Four of the orchestra’s principal players (Stephen Jackson, clarinet, Nancy Dimock, oboe, Stephanie Busby, bassoon, and Clark Matthews, horn) became the soloists for Mozart’s Sinfonia Concertante, K.297 – at least, Mozart is assumed by most to have composed it. Some critics have seized upon certain stylistic peculiarities to conclude that Mozart may have composed the solo parts and cadenzas while another, anonymous composer wrote the orchestra parts. Without getting into that, let us be satisfied that it was accorded a Köchel number, so Mozart it is.

The Sinfonia is a dashing, cheerful work with plenty of virtuosity, flair and an outright romp for the soloists, who were well prepared and excellent throughout. Clark Matthews’s high-register horn-playing was flawless; Stephen Jackson’s and Nancy Dimock’s agility was breath-taking; Stephanie Busby showed what a beautifully toned instrument the bassoon is – and quick as well.

Beethoven’s First Symphony is well enough imprinted in many or most musical minds, but the untraditional genius of the composer’s imagination is always a pleasure to hear – the opening chord progressions that finally resolve to the home key, the bold, up-tempo Scherzo (What? No minuet?), the tentative scale leading up to a full sprint in the finale, the sudden, fortissimo entrance of the low strings (signaled by conductor Hangen with a closed fist). The orchestra acquitted itself ably and energetically all the way; the concert earned a standing ovation.

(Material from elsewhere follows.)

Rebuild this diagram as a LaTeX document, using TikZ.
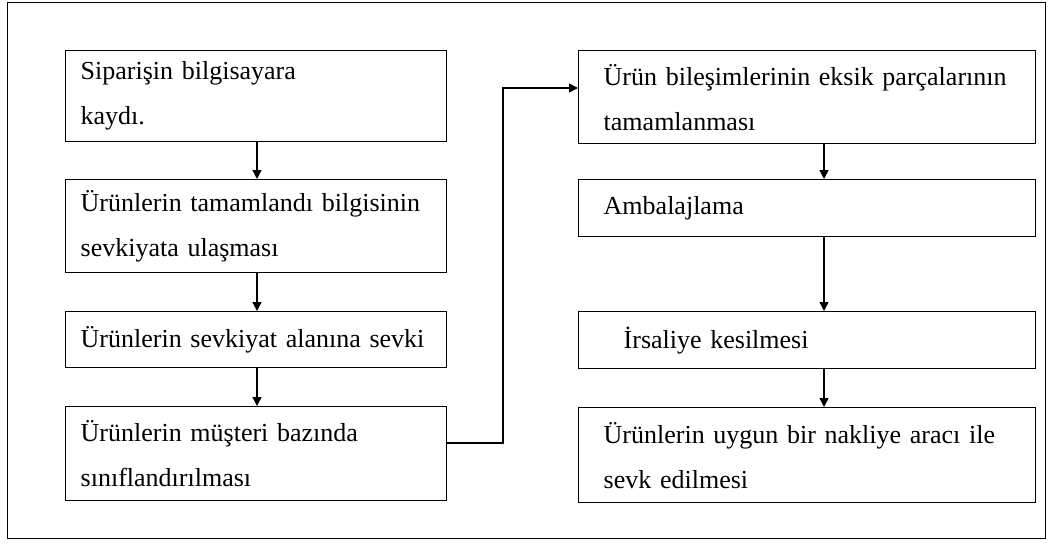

Let us give credit here to Bruce Hangen. The high caliber of the instrumentalists and of the performances is due in no small part to his leadership. His program choices never fail to please, his conducting is clearly wrought, his own preparation is meticulous and that of the orchestra as exacting as it can be within the rehearsal time available. The musicians really want to play for him, and Indian Hill Music is indeed fortunate to have him.